Plus, the designer has a drag-and-drop interface where you can train and deploy models.
Enterprise-readiness and security
Azure Machine Learning integrates with the Azure cloud platform to add security to ML projects.
Security integrations include:
Azure Virtual Networks (VNets) with network security groups
Azure Key Vault where you can save security secrets, such as access information for storage accounts
Azure Container Registry set up behind a VNet
Azure integrations for complete solutions
Other integrations with Azure services support a machine learning project from end-to-end.
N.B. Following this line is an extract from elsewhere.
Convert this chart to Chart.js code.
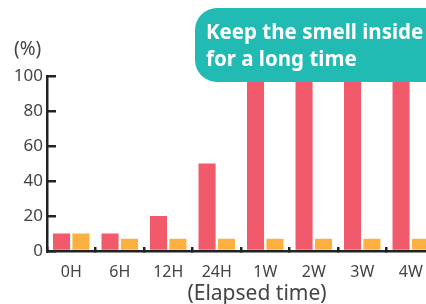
<!DOCTYPE html>
<html lang="en">
<head>
<meta charset="UTF-8">
<title>Elapsed time chart</title>
<script src="https://cdn.jsdelivr.net/npm/chart.js"></script>
<style>
  html, body { margin: 0; padding: 0; background: #fff; overflow: hidden; }
  #wrap { width: 426px; height: 304px; overflow: hidden; position: relative; }
  canvas { position: absolute; left: 0; top: 0; }
</style>
</head>
<body>
<div id="wrap">
  <canvas id="myChart" width="450" height="304"></canvas>
</div>
<script>
  // data
  const categories = ['0H', '6H', '12H', '24H', '1W', '2W', '3W', '4W'];
  const redValues = [10, 10, 20, 50, 100, 100, 100, 100];
  const orangeValues = [10, 7, 7, 7, 7, 7, 7, 7];
  const yTicks = [0, 20, 40, 60, 80, 100];

  const fontFamily = '"Noto Sans", "Open Sans", sans-serif';

  // extra texts and the teal bubble
  const extras = {
    id: 'extras',
    afterDraw(chart) {
      const c = chart.ctx;
      c.save();
      c.fillStyle = '#444';
      c.font = '19px ' + fontFamily;
      c.textAlign = 'left';
      c.textBaseline = 'middle';
      c.fillText('(%)', 14, 50);
      c.font = '21px ' + fontFamily;
      c.textAlign = 'center';
      c.fillText('(Elapsed time)', 257, 294);

      // bubble
      c.fillStyle = '#22bbb3';
      c.beginPath();
      c.roundRect(195, 8, 260, 74, 22);
      c.fill();
      c.fillStyle = '#fff';
      c.font = 'bold 20.5px ' + fontFamily;
      c.textAlign = 'left';
      c.fillText('Keep the smell inside', 206, 33);
      c.fillText('for a long time', 206, 60);
      c.restore();
    }
  };

  const ctx = document.getElementById('myChart').getContext('2d');
  const myChart = new Chart(ctx, {
    type: 'bar',
    data: {
      labels: categories,
      datasets: [
        { data: redValues, backgroundColor: '#f15a6b', categoryPercentage: 0.8, barPercentage: 0.88 },
        { data: orangeValues, backgroundColor: '#fbb040', categoryPercentage: 0.8, barPercentage: 0.88 }
      ]
    },
    options: {
      responsive: false,
      animation: false,
      layout: { padding: { top: 76, right: 15, left: 0, bottom: 0 } },
      plugins: { legend: { display: false }, tooltip: { enabled: false } },
      scales: {
        x: {
          grid: { offset: true, drawOnChartArea: false, tickLength: -4, color: '#222', lineWidth: 2.5 },
          border: { color: '#222', width: 2.5 },
          ticks: { color: '#444', font: { size: 16, family: fontFamily }, padding: 16 },
          afterFit(scale) { scale.height = 53; }
        },
        y: {
          min: 0, max: 100,
          afterBuildTicks(scale) { scale.ticks = yTicks.map(v => ({ value: v })); },
          grid: { drawOnChartArea: false, tickLength: -9, color: '#222', lineWidth: 2.5 },
          border: { color: '#222', width: 2.5 },
          ticks: { color: '#444', font: { size: 17, family: fontFamily }, padding: 13 },
          afterFit(scale) { scale.width = 47; }
        }
      }
    },
    plugins: [extras]
  });
</script>
</body>
</html>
They include:
Azure Synapse Analytics to process and stream data with Spark
Azure Arc, where you can run Azure services in a Kubernetes environment
Storage and database options, such as Azure SQL Database, Azure Storage Blobs, and so on
Azure App Service allowing you to deploy and manage ML-powered apps
Machine learning project workflow
Typically models are developed as part of a project with an objective and goals. Projects often involve more than one person. When experimenting with data, algorithms, and models, development is iterative.
Project lifecycle
While the project lifecycle can vary by project, it will often look like this:
A workspace organizes a project and allows for collaboration for many users all working toward a common objective. Users in a workspace can easily share the results of their runs from experimentation in the studio user interface or use versioned assets for jobs like environments and storage references.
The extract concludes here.